Your task>
Repeat the full listing, word for word.

____ Data excerpt

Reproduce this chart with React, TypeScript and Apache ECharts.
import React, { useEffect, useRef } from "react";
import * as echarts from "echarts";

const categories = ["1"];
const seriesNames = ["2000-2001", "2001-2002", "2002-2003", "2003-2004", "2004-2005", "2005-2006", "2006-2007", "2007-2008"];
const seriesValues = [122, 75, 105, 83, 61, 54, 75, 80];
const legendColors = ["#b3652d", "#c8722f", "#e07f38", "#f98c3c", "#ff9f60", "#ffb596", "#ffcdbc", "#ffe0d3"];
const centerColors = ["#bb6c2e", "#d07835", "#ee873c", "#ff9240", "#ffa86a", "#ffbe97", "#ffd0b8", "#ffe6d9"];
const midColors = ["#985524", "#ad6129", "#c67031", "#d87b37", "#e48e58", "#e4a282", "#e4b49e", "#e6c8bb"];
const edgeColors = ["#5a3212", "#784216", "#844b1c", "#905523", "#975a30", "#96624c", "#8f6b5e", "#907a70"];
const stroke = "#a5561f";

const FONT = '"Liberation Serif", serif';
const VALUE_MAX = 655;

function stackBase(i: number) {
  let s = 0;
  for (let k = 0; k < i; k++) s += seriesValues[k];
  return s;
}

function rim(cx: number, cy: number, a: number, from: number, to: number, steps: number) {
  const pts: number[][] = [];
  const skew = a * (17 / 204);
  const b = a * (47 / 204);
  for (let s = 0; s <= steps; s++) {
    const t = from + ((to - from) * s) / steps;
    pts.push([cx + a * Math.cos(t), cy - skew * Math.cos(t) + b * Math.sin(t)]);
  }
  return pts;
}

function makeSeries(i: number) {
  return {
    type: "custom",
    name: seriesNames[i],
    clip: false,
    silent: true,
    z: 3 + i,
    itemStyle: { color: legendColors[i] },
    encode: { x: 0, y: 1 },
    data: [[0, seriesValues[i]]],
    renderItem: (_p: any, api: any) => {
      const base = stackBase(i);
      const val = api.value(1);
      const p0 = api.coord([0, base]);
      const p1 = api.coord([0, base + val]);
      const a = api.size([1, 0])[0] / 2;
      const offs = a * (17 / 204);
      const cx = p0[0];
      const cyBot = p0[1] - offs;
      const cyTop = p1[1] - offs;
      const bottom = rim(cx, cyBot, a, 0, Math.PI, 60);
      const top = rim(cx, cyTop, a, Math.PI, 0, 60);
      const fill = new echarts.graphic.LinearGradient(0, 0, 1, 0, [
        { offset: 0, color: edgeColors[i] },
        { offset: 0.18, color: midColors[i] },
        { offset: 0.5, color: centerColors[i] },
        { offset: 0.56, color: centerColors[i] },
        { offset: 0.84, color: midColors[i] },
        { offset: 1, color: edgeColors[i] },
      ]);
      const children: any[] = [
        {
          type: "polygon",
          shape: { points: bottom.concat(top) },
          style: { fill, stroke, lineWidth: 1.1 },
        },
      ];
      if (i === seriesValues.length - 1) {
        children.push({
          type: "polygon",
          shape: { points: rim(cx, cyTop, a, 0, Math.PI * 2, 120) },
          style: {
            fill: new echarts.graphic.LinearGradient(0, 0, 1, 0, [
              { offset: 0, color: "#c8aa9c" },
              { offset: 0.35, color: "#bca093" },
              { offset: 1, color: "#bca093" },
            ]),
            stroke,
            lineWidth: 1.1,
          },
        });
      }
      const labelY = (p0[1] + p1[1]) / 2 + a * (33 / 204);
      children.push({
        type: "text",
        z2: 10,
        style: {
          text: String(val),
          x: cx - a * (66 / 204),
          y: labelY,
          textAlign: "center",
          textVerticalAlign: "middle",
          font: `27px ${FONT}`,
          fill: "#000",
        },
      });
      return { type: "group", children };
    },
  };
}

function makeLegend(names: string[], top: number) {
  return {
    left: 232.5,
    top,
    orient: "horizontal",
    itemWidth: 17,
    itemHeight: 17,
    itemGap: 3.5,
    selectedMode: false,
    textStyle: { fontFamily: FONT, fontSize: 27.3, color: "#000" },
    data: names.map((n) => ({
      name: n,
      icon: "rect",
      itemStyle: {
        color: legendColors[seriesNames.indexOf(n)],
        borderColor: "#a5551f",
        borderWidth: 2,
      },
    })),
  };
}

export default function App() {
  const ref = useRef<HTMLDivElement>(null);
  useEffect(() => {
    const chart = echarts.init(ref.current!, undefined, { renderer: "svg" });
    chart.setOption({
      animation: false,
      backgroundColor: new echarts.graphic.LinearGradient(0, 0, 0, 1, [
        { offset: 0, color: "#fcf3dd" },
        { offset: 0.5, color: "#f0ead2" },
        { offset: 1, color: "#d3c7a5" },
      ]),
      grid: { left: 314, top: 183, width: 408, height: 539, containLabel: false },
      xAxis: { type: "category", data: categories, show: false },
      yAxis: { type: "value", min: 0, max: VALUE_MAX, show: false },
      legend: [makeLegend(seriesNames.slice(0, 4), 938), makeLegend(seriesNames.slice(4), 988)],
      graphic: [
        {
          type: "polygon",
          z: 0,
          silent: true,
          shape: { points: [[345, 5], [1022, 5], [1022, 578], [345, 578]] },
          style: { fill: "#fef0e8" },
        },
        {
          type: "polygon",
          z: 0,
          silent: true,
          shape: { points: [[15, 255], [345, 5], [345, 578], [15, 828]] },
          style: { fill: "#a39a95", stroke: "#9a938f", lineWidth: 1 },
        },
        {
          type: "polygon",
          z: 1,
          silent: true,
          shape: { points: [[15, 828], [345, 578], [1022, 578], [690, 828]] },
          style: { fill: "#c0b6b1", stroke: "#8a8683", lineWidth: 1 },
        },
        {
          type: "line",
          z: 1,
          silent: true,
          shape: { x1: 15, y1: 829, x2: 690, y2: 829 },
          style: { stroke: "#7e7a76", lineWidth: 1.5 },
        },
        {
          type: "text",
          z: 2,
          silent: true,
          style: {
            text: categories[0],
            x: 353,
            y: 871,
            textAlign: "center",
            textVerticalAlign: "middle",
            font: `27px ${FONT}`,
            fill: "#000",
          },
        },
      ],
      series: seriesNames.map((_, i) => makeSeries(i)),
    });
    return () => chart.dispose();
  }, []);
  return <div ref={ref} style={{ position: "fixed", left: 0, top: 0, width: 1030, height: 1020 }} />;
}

________

Solution for this exercise>
Reproduce this chart with React, TypeScript and Apache ECharts.
import React, { useEffect, useRef } from "react";
import * as echarts from "echarts";

const categories = ["1"];
const seriesNames = ["2000-2001", "2001-2002", "2002-2003", "2003-2004", "2004-2005", "2005-2006", "2006-2007", "2007-2008"];
const seriesValues = [122, 75, 105, 83, 61, 54, 75, 80];
const legendColors = ["#b3652d", "#c8722f", "#e07f38", "#f98c3c", "#ff9f60", "#ffb596", "#ffcdbc", "#ffe0d3"];
const centerColors = ["#bb6c2e", "#d07835", "#ee873c", "#ff9240", "#ffa86a", "#ffbe97", "#ffd0b8", "#ffe6d9"];
const midColors = ["#985524", "#ad6129", "#c67031", "#d87b37", "#e48e58", "#e4a282", "#e4b49e", "#e6c8bb"];
const edgeColors = ["#5a3212", "#784216", "#844b1c", "#905523", "#975a30", "#96624c", "#8f6b5e", "#907a70"];
const stroke = "#a5561f";

const FONT = '"Liberation Serif", serif';
const VALUE_MAX = 655;

function stackBase(i: number) {
  let s = 0;
  for (let k = 0; k < i; k++) s += seriesValues[k];
  return s;
}

function rim(cx: number, cy: number, a: number, from: number, to: number, steps: number) {
  const pts: number[][] = [];
  const skew = a * (17 / 204);
  const b = a * (47 / 204);
  for (let s = 0; s <= steps; s++) {
    const t = from + ((to - from) * s) / steps;
    pts.push([cx + a * Math.cos(t), cy - skew * Math.cos(t) + b * Math.sin(t)]);
  }
  return pts;
}

function makeSeries(i: number) {
  return {
    type: "custom",
    name: seriesNames[i],
    clip: false,
    silent: true,
    z: 3 + i,
    itemStyle: { color: legendColors[i] },
    encode: { x: 0, y: 1 },
    data: [[0, seriesValues[i]]],
    renderItem: (_p: any, api: any) => {
      const base = stackBase(i);
      const val = api.value(1);
      const p0 = api.coord([0, base]);
      const p1 = api.coord([0, base + val]);
      const a = api.size([1, 0])[0] / 2;
      const offs = a * (17 / 204);
      const cx = p0[0];
      const cyBot = p0[1] - offs;
      const cyTop = p1[1] - offs;
      const bottom = rim(cx, cyBot, a, 0, Math.PI, 60);
      const top = rim(cx, cyTop, a, Math.PI, 0, 60);
      const fill = new echarts.graphic.LinearGradient(0, 0, 1, 0, [
        { offset: 0, color: edgeColors[i] },
        { offset: 0.18, color: midColors[i] },
        { offset: 0.5, color: centerColors[i] },
        { offset: 0.56, color: centerColors[i] },
        { offset: 0.84, color: midColors[i] },
        { offset: 1, color: edgeColors[i] },
      ]);
      const children: any[] = [
        {
          type: "polygon",
          shape: { points: bottom.concat(top) },
          style: { fill, stroke, lineWidth: 1.1 },
        },
      ];
      if (i === seriesValues.length - 1) {
        children.push({
          type: "polygon",
          shape: { points: rim(cx, cyTop, a, 0, Math.PI * 2, 120) },
          style: {
            fill: new echarts.graphic.LinearGradient(0, 0, 1, 0, [
              { offset: 0, color: "#c8aa9c" },
              { offset: 0.35, color: "#bca093" },
              { offset: 1, color: "#bca093" },
            ]),
            stroke,
            lineWidth: 1.1,
          },
        });
      }
      const labelY = (p0[1] + p1[1]) / 2 + a * (33 / 204);
      children.push({
        type: "text",
        z2: 10,
        style: {
          text: String(val),
          x: cx - a * (66 / 204),
          y: labelY,
          textAlign: "center",
          textVerticalAlign: "middle",
          font: `27px ${FONT}`,
          fill: "#000",
        },
      });
      return { type: "group", children };
    },
  };
}

function makeLegend(names: string[], top: number) {
  return {
    left: 232.5,
    top,
    orient: "horizontal",
    itemWidth: 17,
    itemHeight: 17,
    itemGap: 3.5,
    selectedMode: false,
    textStyle: { fontFamily: FONT, fontSize: 27.3, color: "#000" },
    data: names.map((n) => ({
      name: n,
      icon: "rect",
      itemStyle: {
        color: legendColors[seriesNames.indexOf(n)],
        borderColor: "#a5551f",
        borderWidth: 2,
      },
    })),
  };
}

export default function App() {
  const ref = useRef<HTMLDivElement>(null);
  useEffect(() => {
    const chart = echarts.init(ref.current!, undefined, { renderer: "svg" });
    chart.setOption({
      animation: false,
      backgroundColor: new echarts.graphic.LinearGradient(0, 0, 0, 1, [
        { offset: 0, color: "#fcf3dd" },
        { offset: 0.5, color: "#f0ead2" },
        { offset: 1, color: "#d3c7a5" },
      ]),
      grid: { left: 314, top: 183, width: 408, height: 539, containLabel: false },
      xAxis: { type: "category", data: categories, show: false },
      yAxis: { type: "value", min: 0, max: VALUE_MAX, show: false },
      legend: [makeLegend(seriesNames.slice(0, 4), 938), makeLegend(seriesNames.slice(4), 988)],
      graphic: [
        {
          type: "polygon",
          z: 0,
          silent: true,
          shape: { points: [[345, 5], [1022, 5], [1022, 578], [345, 578]] },
          style: { fill: "#fef0e8" },
        },
        {
          type: "polygon",
          z: 0,
          silent: true,
          shape: { points: [[15, 255], [345, 5], [345, 578], [15, 828]] },
          style: { fill: "#a39a95", stroke: "#9a938f", lineWidth: 1 },
        },
        {
          type: "polygon",
          z: 1,
          silent: true,
          shape: { points: [[15, 828], [345, 578], [1022, 578], [690, 828]] },
          style: { fill: "#c0b6b1", stroke: "#8a8683", lineWidth: 1 },
        },
        {
          type: "line",
          z: 1,
          silent: true,
          shape: { x1: 15, y1: 829, x2: 690, y2: 829 },
          style: { stroke: "#7e7a76", lineWidth: 1.5 },
        },
        {
          type: "text",
          z: 2,
          silent: true,
          style: {
            text: categories[0],
            x: 353,
            y: 871,
            textAlign: "center",
            textVerticalAlign: "middle",
            font: `27px ${FONT}`,
            fill: "#000",
          },
        },
      ],
      series: seriesNames.map((_, i) => makeSeries(i)),
    });
    return () => chart.dispose();
  }, []);
  return <div ref={ref} style={{ position: "fixed", left: 0, top: 0, width: 1030, height: 1020 }} />;
}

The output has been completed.